[lxc-devel] read-only container root

Mon Feb 15 21:15:56 UTC 2010

Michael Tokarev wrote:
> lxc-start: No such file or directory - failed to mount a new instance of '/dev/pts'
> I'm experimenting with a read-only root fs in the container.
> So far it does not work.
>
> First of all, when trying to start a container in a read-only root
> lxc-start complains:
>   lxc-start: Read-only file system - can't make temporary mountpoint
>
> This is in conf.c:setup_rootfs_pivot_root() function.  That function
> uses optional parameter "lxc.pivotdir", or creates (and later removes)
> a temporary directory for pivot_root.  Obviously there's no way to
> create a directory in a read-only filesystem.
>   
Why do you need to use a read-only root fs ?
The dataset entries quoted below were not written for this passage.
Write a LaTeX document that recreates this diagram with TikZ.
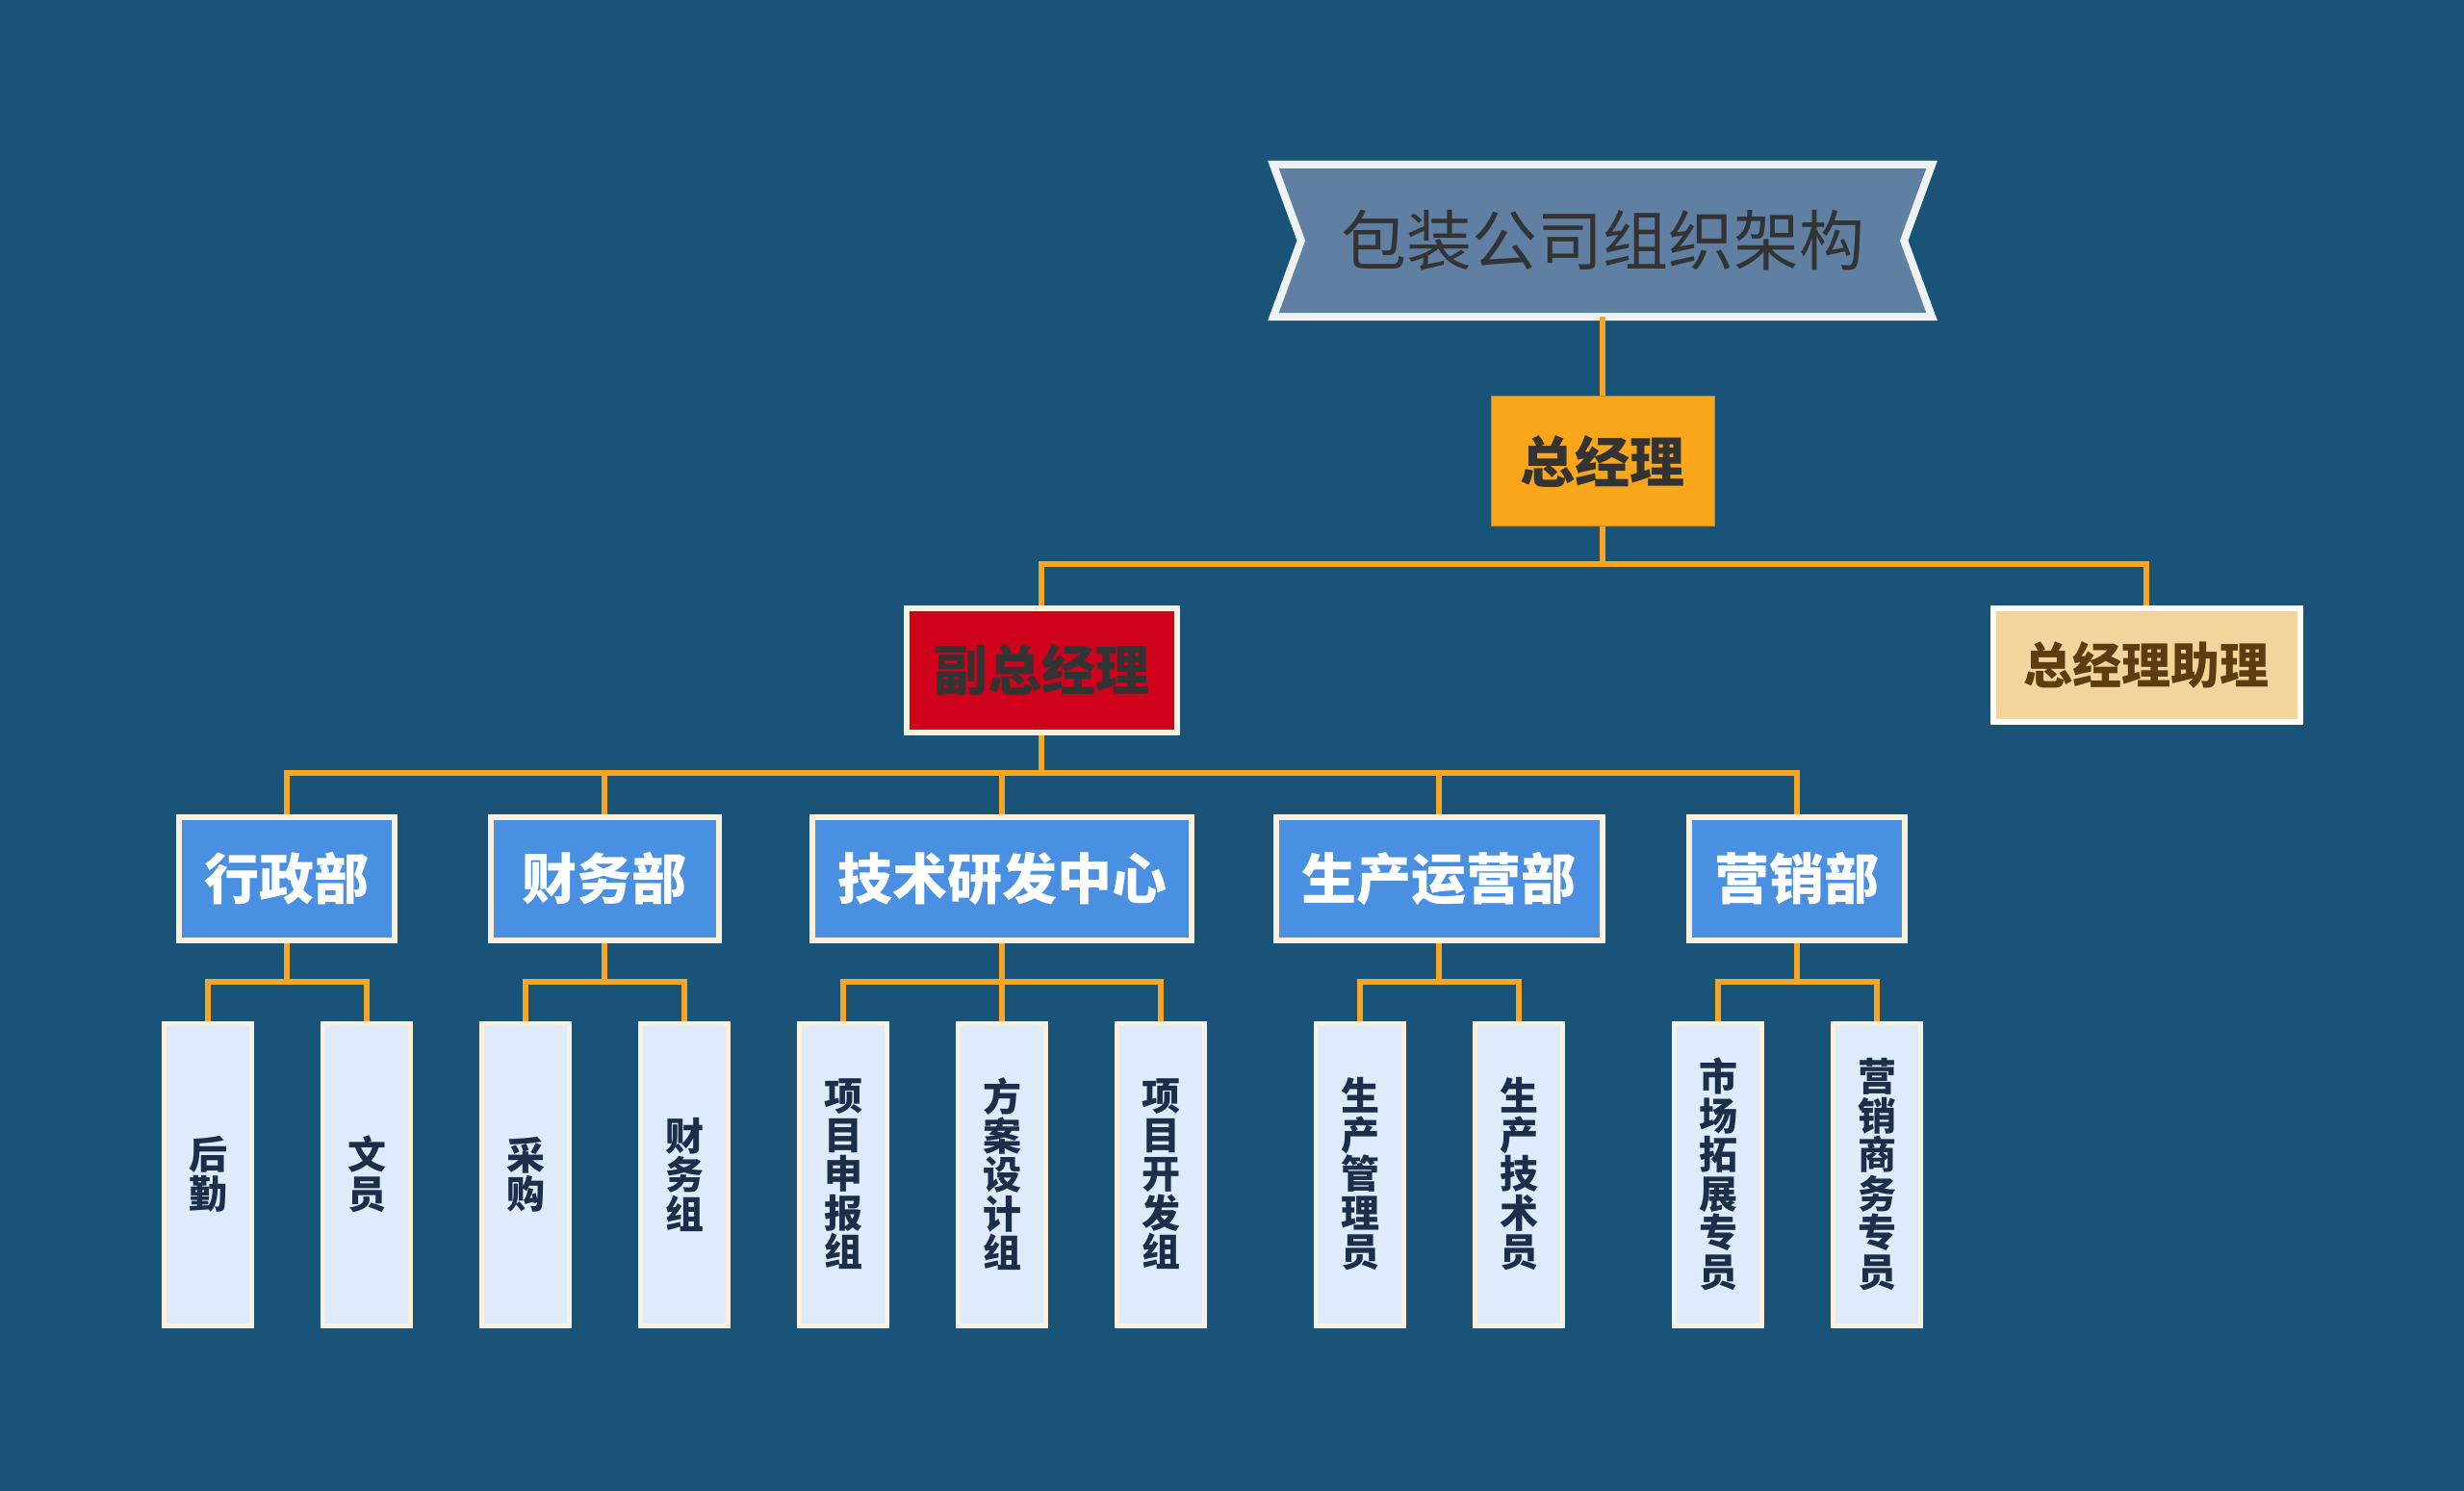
\documentclass[tikz,border=0pt]{standalone}
\usepackage{fontspec}
\newfontfamily\cjk{Noto Sans CJK SC}
\newfontfamily\cjkh{Noto Sans CJK SC Black}
\definecolor{bgc}{HTML}{1A5378}
\definecolor{lnc}{HTML}{F6A623}
\definecolor{creamc}{HTML}{FCF0DC}
\definecolor{bannerc}{HTML}{5F7FA3}
\definecolor{bannerlinec}{HTML}{EEF2F3}
\definecolor{orangec}{HTML}{FAA61A}
\definecolor{redc}{HTML}{D0021B}
\definecolor{asstfillc}{HTML}{F2D49C}
\definecolor{assttextc}{HTML}{5E3C10}
\definecolor{deptc}{HTML}{4A90E2}
\definecolor{leaffillc}{HTML}{DDEBFA}
\definecolor{leaftextc}{HTML}{1C2E4A}
\definecolor{darktextc}{HTML}{333333}
\pgfdeclarelayer{bglayer}
\pgfdeclarelayer{lines}
\pgfsetlayers{bglayer,lines,main}
\begin{document}
\begin{tikzpicture}[x=1pt,y=-1pt,
  conn/.style={draw=lnc,line width=5.5pt},
  boxbase/.style={inner sep=0pt,align=center},
  mgrbox/.style={boxbase,fill=orangec,draw=orangec!80!black,line width=1pt,
    minimum width=232,minimum height=135,text=darktextc,
    font=\cjkh\fontsize{57pt}{60pt}\selectfont},
  vicebox/.style={boxbase,fill=redc,draw=creamc,line width=6pt,
    minimum width=281,minimum height=129,text=darktextc,
    font=\cjkh\fontsize{56pt}{60pt}\selectfont},
  asstbox/.style={boxbase,fill=asstfillc,draw=white,line width=6pt,
    minimum width=319,minimum height=118,text=assttextc,
    font=\cjkh\fontsize{51pt}{55pt}\selectfont},
  deptbox/.style={boxbase,fill=deptc,draw=creamc,line width=6pt,
    minimum height=128,text=white,
    font=\cjkh\fontsize{57pt}{60pt}\selectfont},
  leafbox/.style={boxbase,fill=leaffillc,draw=creamc,line width=5pt,
    minimum width=91,minimum height=314,text=leaftextc,
    font=\cjkh\fontsize{40pt}{40.5pt}\selectfont},
  titlebox/.style={boxbase,minimum width=684,minimum height=158,text=darktextc,
    font=\cjk\fontsize{68pt}{70pt}\selectfont},
  bannerpath/.style={fill=bannerc,draw=bannerlinec,line width=8pt,line join=miter}
]
\begin{pgfonlayer}{bglayer}
\fill[bgc] (0,0) rectangle (2560,1549);
\end{pgfonlayer}
\useasboundingbox (0,0) rectangle (2560,1549);

% title and managers
\node[titlebox] (title) at (1665,250) {包装公司组织架构};
\node[mgrbox] (zjl) at (1665,479) {总经理};
\node[vicebox] (fzjl) at (1082,696) {副总经理};
\node[asstbox] (asst) at (2230,691) {总经理助理};

% departments
\node[deptbox,minimum width=224] (d1) at (298,913) {行政部};
\node[deptbox,minimum width=237] (d2) at (628,913) {财务部};
\node[deptbox,minimum width=394] (d3) at (1041,913) {技术研发中心};
\node[deptbox,minimum width=339] (d4) at (1495,913) {生产运营部};
\node[deptbox,minimum width=224] (d5) at (1867,913) {营销部};

% leaves
\node[leafbox] (l1) at (216,1220) {后\\勤};
\node[leafbox] (l2) at (381,1220) {文\\员};
\node[leafbox] (l3) at (546,1220) {采\\购};
\node[leafbox] (l4) at (711,1220) {财\\务\\组};
\node[leafbox] (l5) at (876,1220) {项\\目\\申\\报\\组};
\node[leafbox] (l6) at (1041,1220) {方\\案\\设\\计\\组};
\node[leafbox] (l7) at (1206,1220) {项\\目\\开\\发\\组};
\node[leafbox] (l8) at (1413,1220) {生\\产\\管\\理\\员};
\node[leafbox] (l9) at (1578,1220) {生\\产\\技\\术\\员};
\node[leafbox] (l10) at (1785,1220) {市\\场\\拓\\展\\专\\员};
\node[leafbox] (l11) at (1950,1220) {营\\销\\商\\务\\专\\员};

\coordinate (b1) at (0,586);
\coordinate (b2) at (0,803);
\coordinate (b3) at (0,1020);

\begin{pgfonlayer}{lines}
\draw[bannerpath] (title.north west) -- (title.north east) -- ([xshift=-29pt]title.east)
  -- (title.south east) -- (title.south west) -- ([xshift=29pt]title.west) -- cycle;
\draw[conn] (title.south) -- (zjl.north);
\draw[conn] (zjl.south) -- (zjl.south |- b1);
\draw[conn] (fzjl.north) -- (fzjl.north |- b1) -| (asst.north);
\draw[conn] (fzjl.south) -- (fzjl.south |- b2);
\draw[conn] (d1.north) -- (d1.north |- b2) -| (d5.north);
\draw[conn] (d2.north) -- (d2.north |- b2);
\draw[conn] (d3.north) -- (d3.north |- b2);
\draw[conn] (d4.north) -- (d4.north |- b2);
\draw[conn] (d1.south) -- (d1.south |- b3);
\draw[conn] (l1.north) -- (l1.north |- b3) -| (l2.north);
\draw[conn] (d2.south) -- (d2.south |- b3);
\draw[conn] (l3.north) -- (l3.north |- b3) -| (l4.north);
\draw[conn] (d3.south) -- (d3.south |- b3);
\draw[conn] (l5.north) -- (l5.north |- b3) -| (l7.north);
\draw[conn] (l6.north) -- (l6.north |- b3);
\draw[conn] (d4.south) -- (d4.south |- b3);
\draw[conn] (l8.north) -- (l8.north |- b3) -| (l9.north);
\draw[conn] (d5.south) -- (d5.south |- b3);
\draw[conn] (l10.north) -- (l10.north |- b3) -| (l11.north);
\end{pgfonlayer}
\end{tikzpicture}
\end{document}
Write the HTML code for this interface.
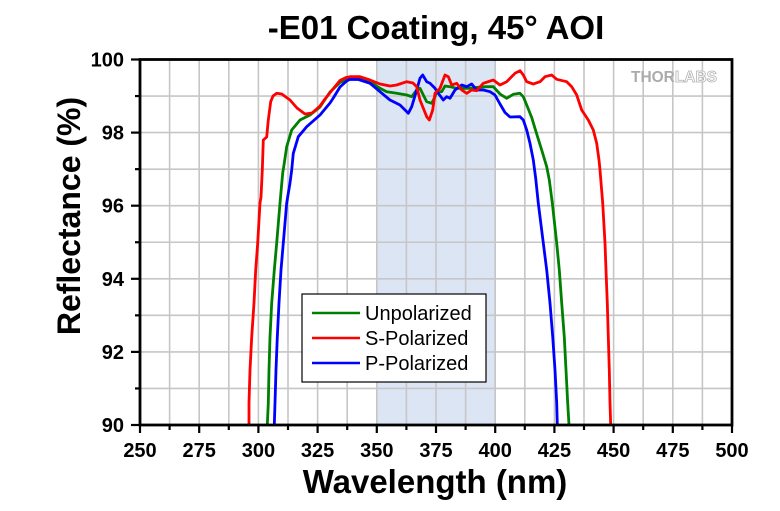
<!DOCTYPE html>
<html>
<head>
<meta charset="utf-8">
<style>
  html, body { margin: 0; padding: 0; background: #ffffff; }
  svg { display: block; }
  text { font-family: "Liberation Sans", Arial, sans-serif; }
</style>
</head>
<body>
<svg width="780" height="511" viewBox="0 0 780 511" xmlns="http://www.w3.org/2000/svg">
  <rect x="0" y="0" width="780" height="511" fill="#ffffff"/>

  <!-- Title -->
  <text x="436" y="39" font-size="33" font-weight="bold" text-anchor="middle" fill="#000">-E01 Coating, 45° AOI</text>

  <!-- shaded band 350-400 nm -->
  <rect x="376.8" y="59.5" width="118.4" height="365.5" fill="#dce5f4"/>

  <!-- grid -->
  <g stroke="#c6c6c6" stroke-width="1.6" fill="none">
    <line x1="169.6" y1="59.5" x2="169.6" y2="425"/>
    <line x1="199.2" y1="59.5" x2="199.2" y2="425"/>
    <line x1="228.8" y1="59.5" x2="228.8" y2="425"/>
    <line x1="258.4" y1="59.5" x2="258.4" y2="425"/>
    <line x1="288.0" y1="59.5" x2="288.0" y2="425"/>
    <line x1="317.6" y1="59.5" x2="317.6" y2="425"/>
    <line x1="347.2" y1="59.5" x2="347.2" y2="425"/>
    <line x1="376.8" y1="59.5" x2="376.8" y2="425"/>
    <line x1="406.4" y1="59.5" x2="406.4" y2="425"/>
    <line x1="436.0" y1="59.5" x2="436.0" y2="425"/>
    <line x1="465.6" y1="59.5" x2="465.6" y2="425"/>
    <line x1="495.2" y1="59.5" x2="495.2" y2="425"/>
    <line x1="524.8" y1="59.5" x2="524.8" y2="425"/>
    <line x1="554.4" y1="59.5" x2="554.4" y2="425"/>
    <line x1="584.0" y1="59.5" x2="584.0" y2="425"/>
    <line x1="613.6" y1="59.5" x2="613.6" y2="425"/>
    <line x1="643.2" y1="59.5" x2="643.2" y2="425"/>
    <line x1="672.8" y1="59.5" x2="672.8" y2="425"/>
    <line x1="702.4" y1="59.5" x2="702.4" y2="425"/>
    <line x1="140" y1="96.05" x2="732" y2="96.05"/>
    <line x1="140" y1="132.6" x2="732" y2="132.6"/>
    <line x1="140" y1="169.15" x2="732" y2="169.15"/>
    <line x1="140" y1="205.7" x2="732" y2="205.7"/>
    <line x1="140" y1="242.25" x2="732" y2="242.25"/>
    <line x1="140" y1="278.8" x2="732" y2="278.8"/>
    <line x1="140" y1="315.35" x2="732" y2="315.35"/>
    <line x1="140" y1="351.9" x2="732" y2="351.9"/>
    <line x1="140" y1="388.45" x2="732" y2="388.45"/>
  </g>

  <!-- THORLABS logo -->
  <text x="631" y="82" font-size="16" font-weight="bold" textLength="86" lengthAdjust="spacingAndGlyphs"><tspan fill="#ababab">THOR</tspan><tspan fill="#ffffff" stroke="#b0b0b0" stroke-width="0.8">LABS</tspan></text>

  <!-- curves -->
  <defs>
    <clipPath id="plotclip"><rect x="140" y="59.5" width="592" height="365.5"/></clipPath>
  </defs>
  <g clip-path="url(#plotclip)" fill="none" stroke-width="2.8" stroke-linejoin="round" stroke-linecap="round">
    <polyline stroke="#008000" points="267.3,428 267.3,425 268.3,403 269,370 270,337 271.7,303 274.3,270 276.7,243 280,203 282.7,173 284,165 286.7,146.7 291.7,130 300,120 310,115 320,107 330,92 340,82.5 350,78 360,78.3 370,81.7 380,88.3 386.7,91.7 396.7,93.3 406.7,95 411.7,96.7 416.7,90 420,88.3 423.3,95 426.7,101.7 431.7,103.3 435,96.7 436.7,91.7 441.7,91.7 445,86 450,86.7 456.7,88.3 463.3,88.3 470,88.3 478.3,87.3 486.7,86.7 493.3,86.7 500,94 506.7,98.3 513.3,94.3 520,93.3 523.3,96.7 526.7,105 531.7,117.5 536.7,134 541.7,150 546.7,166.7 549.3,180 552.3,203 556.7,243 559.3,270 561.7,303 564.3,337 566,370 567.7,403 569,425 569,428"/>
    <polyline stroke="#0000ff" points="274.3,428 274.3,425 275,403 276,370 277.3,337 279,303 281,270 283.3,243 286.7,203 290,183 291.7,170 293.3,153.3 298.3,136.7 306.7,126.7 320,115 330,103 333.3,98 340,87 346.7,81 350,79.3 358,79.5 360,80 370,83.3 380,91.7 390,100 400,105 408.3,113.3 411.7,106.7 416.7,90 420,78.3 422.7,75 426.7,81.7 430,83.3 435,88.3 438.3,93.3 443.3,100 446.7,96.7 450,98.3 455,90 461.7,85 466.7,86.7 471.7,84 476.7,90 483.3,90 490,91.7 495,95 500,104 505,112.5 510,117 520,116.7 523.3,120 526.7,130 530,143.3 533.3,160 535.7,178.3 538.3,203.3 543.3,243 546.7,270 550,303 552.7,336.7 555,370 556.7,403 557.3,425 557.3,428"/>
    <polyline stroke="#ff0000" points="249,428 249,425 249,403 250,370 251.7,337 254,303 255.7,270 257.7,243 260,203 261,197 262.3,170 263.3,140 266.7,137 268.3,120 270.7,101.7 273,96 276.7,93.3 281.7,94 290,100 297,108 305,114 312,113 320,106 325,99 333,89 340,80.5 346,77.5 350,76.7 360,76.7 370,80 380,84 390,86 396.7,85 406.7,81.7 413,83 416.7,86.7 420,100 426.7,116.7 429.3,120 432.7,110 435,93.3 440,88.3 445,75 448.3,76.7 451.7,85 456.7,83.3 461.7,90 466.7,93.3 471.7,90 476.7,90.7 483.3,83.3 493.3,80 500,85 506.7,81.7 515,73.3 520,70.7 523.3,75 526.7,81.7 533.3,84 540,81.7 545,76.7 551.7,75 556.7,79.3 566.7,81.7 571.7,86.7 576.7,95 581.7,110 588.3,120 593.3,130 596.7,143.3 599,160 600,170 602.7,203 605,243 606,270 607.3,303 608.3,337 609.3,370 610,403 610.7,425 610.7,428"/>
  </g>

  <!-- axes frame -->
  <rect x="140" y="59.5" width="592" height="365.5" fill="none" stroke="#000" stroke-width="2.8"/>

  <!-- ticks -->
  <g stroke="#000" stroke-width="2.2">
    <!-- y major -->
    <line x1="131" y1="59.5" x2="140" y2="59.5"/>
    <line x1="131" y1="132.6" x2="140" y2="132.6"/>
    <line x1="131" y1="205.7" x2="140" y2="205.7"/>
    <line x1="131" y1="278.8" x2="140" y2="278.8"/>
    <line x1="131" y1="351.9" x2="140" y2="351.9"/>
    <line x1="131" y1="425" x2="140" y2="425"/>
    <!-- y minor -->
    <line x1="135" y1="96.05" x2="140" y2="96.05"/>
    <line x1="135" y1="169.15" x2="140" y2="169.15"/>
    <line x1="135" y1="242.25" x2="140" y2="242.25"/>
    <line x1="135" y1="315.35" x2="140" y2="315.35"/>
    <line x1="135" y1="388.45" x2="140" y2="388.45"/>
    <!-- x major -->
    <line x1="140" y1="425" x2="140" y2="433"/>
    <line x1="199.2" y1="425" x2="199.2" y2="433"/>
    <line x1="258.4" y1="425" x2="258.4" y2="433"/>
    <line x1="317.6" y1="425" x2="317.6" y2="433"/>
    <line x1="376.8" y1="425" x2="376.8" y2="433"/>
    <line x1="436.0" y1="425" x2="436.0" y2="433"/>
    <line x1="495.2" y1="425" x2="495.2" y2="433"/>
    <line x1="554.4" y1="425" x2="554.4" y2="433"/>
    <line x1="613.6" y1="425" x2="613.6" y2="433"/>
    <line x1="672.8" y1="425" x2="672.8" y2="433"/>
    <line x1="732" y1="425" x2="732" y2="433"/>
    <!-- x minor -->
    <line x1="169.6" y1="425" x2="169.6" y2="430"/>
    <line x1="228.8" y1="425" x2="228.8" y2="430"/>
    <line x1="288.0" y1="425" x2="288.0" y2="430"/>
    <line x1="347.2" y1="425" x2="347.2" y2="430"/>
    <line x1="406.4" y1="425" x2="406.4" y2="430"/>
    <line x1="465.6" y1="425" x2="465.6" y2="430"/>
    <line x1="524.8" y1="425" x2="524.8" y2="430"/>
    <line x1="584.0" y1="425" x2="584.0" y2="430"/>
    <line x1="643.2" y1="425" x2="643.2" y2="430"/>
    <line x1="702.4" y1="425" x2="702.4" y2="430"/>
  </g>

  <!-- y tick labels -->
  <g font-size="20" font-weight="bold" text-anchor="end" fill="#000">
    <text x="124" y="66.5">100</text>
    <text x="124" y="139.6">98</text>
    <text x="124" y="212.7">96</text>
    <text x="124" y="285.8">94</text>
    <text x="124" y="358.9">92</text>
    <text x="124" y="432">90</text>
  </g>

  <!-- x tick labels -->
  <g font-size="20" font-weight="bold" text-anchor="middle" fill="#000">
    <text x="140" y="457">250</text>
    <text x="199.2" y="457">275</text>
    <text x="258.4" y="457">300</text>
    <text x="317.6" y="457">325</text>
    <text x="376.8" y="457">350</text>
    <text x="436.0" y="457">375</text>
    <text x="495.2" y="457">400</text>
    <text x="554.4" y="457">425</text>
    <text x="613.6" y="457">450</text>
    <text x="672.8" y="457">475</text>
    <text x="732" y="457">500</text>
  </g>

  <!-- axis titles -->
  <text x="435" y="493" font-size="33" font-weight="bold" text-anchor="middle" fill="#000">Wavelength (nm)</text>
  <text transform="translate(80,216) rotate(-90)" x="0" y="0" font-size="32" font-weight="bold" text-anchor="middle" fill="#000">Reflectance (%)</text>

  <!-- legend -->
  <rect x="302" y="294" width="184" height="88" fill="#ffffff" stroke="#000" stroke-width="1.2"/>
  <line x1="312" y1="313" x2="360" y2="313" stroke="#008000" stroke-width="2.4"/>
  <line x1="312" y1="338" x2="360" y2="338" stroke="#ff0000" stroke-width="2.4"/>
  <line x1="312" y1="363" x2="360" y2="363" stroke="#0000ff" stroke-width="2.4"/>
  <g font-size="20" fill="#000">
    <text x="365" y="320">Unpolarized</text>
    <text x="365" y="345">S-Polarized</text>
    <text x="365" y="370">P-Polarized</text>
  </g>
</svg>
</body>
</html>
> But lxc.pivotdir does not work either. In the function mentioned above
> it is used with leading dot (eg. if I specify "lxc.pivotdir=pivot" in
> the config file the pivot_root() syscall will be made to ".pivot" with
> leading dot, not to "pivot"), but later on it is used without that dot,
> and fails:
>
>   lxc-start: No such file or directory - failed to open /pivot/proc/mounts
>   lxc-start: No such file or directory - failed to read or parse mount list '/pivot/proc/mounts'
>   lxc-start: failed to pivot_root to '/stage/t'
>
> (that's with "lxc.pivotdir = pivot" in the config file).  After symlinking
> pivot to .pivot it still fails:
>
>   lxc-start: Device or resource busy - could not unmount old rootfs
>   lxc-start: failed to pivot_root to '/stage/t'
>   
It's a bug introduced with the pivot_root feature. Investigation on the way.

> Ok, so far so "good".
>
> Next thing is the /dev directory.  I prefer to have it in a tmpfs, because
> of several reasons (one is that the root is mounted with -o nodev), but that
> fails too unless the directory is pre-populated:
>
>   lxc-start: No such file or directory - failed to mount a new instance of '/dev/pts'
>   lxc-start: failed to setup the new pts instance
>
> That's when specifying:
>
>    lxc.mount.entry = /dev dev tmpfs noexec,nosuid,mode=0755
>
> in the config file.  That creates an empty directory for container's /dev,
> which is populated later in the startup script.
>
> Similar thing happens when I pre-create dev/pts - it fails to bind-mount
> tty1..tty4.
>   
Ok, so your need is to call a script between:

lxc.mount.entry = /dev dev tmpfs noexec,nosuid,mode=0755

...
lxc.tty = 4

where the script will populate /dev, right ?

mmh, not obvious.

> So far it works by using a wrapper around lxc-start which mounts tmpfs
> over dev, fills it with a bunch of standard entries, and executes lxc-start.
>
> But this is really getting quite ugly.  And the only solution to all this
> mess is to let to perform the setup from a shell script/command which is
> called after "forking" the (filesystem) namespace but before entering the
> container "for real", or _instead_ of entering the container.  As was
> discussed previously.
>   

What about the lxc.script configuration line which calls a script at the 
point it is in the configuration file ?

> The whole mess started when I realized that bind-mounting host's /dev
> works perfectly _except_ the syslogging, -- /dev/log does not work with
> multiple containers, only the container where syslogd (re)started last
> works, all the rest gives "ECONNREFUSED" when trying to send any message
> to /dev/log.
>   
 /dev/log is an af_unix socket, the network is isolated, the af_unix 
belongs to the network namespace.
It's probable /dev/log is unlinked, created again and binded by syslogd. 
So as /dev/ is shared between the containers, the last one get the socket.
Any process outside of the container trying to access this socket won't 
be able.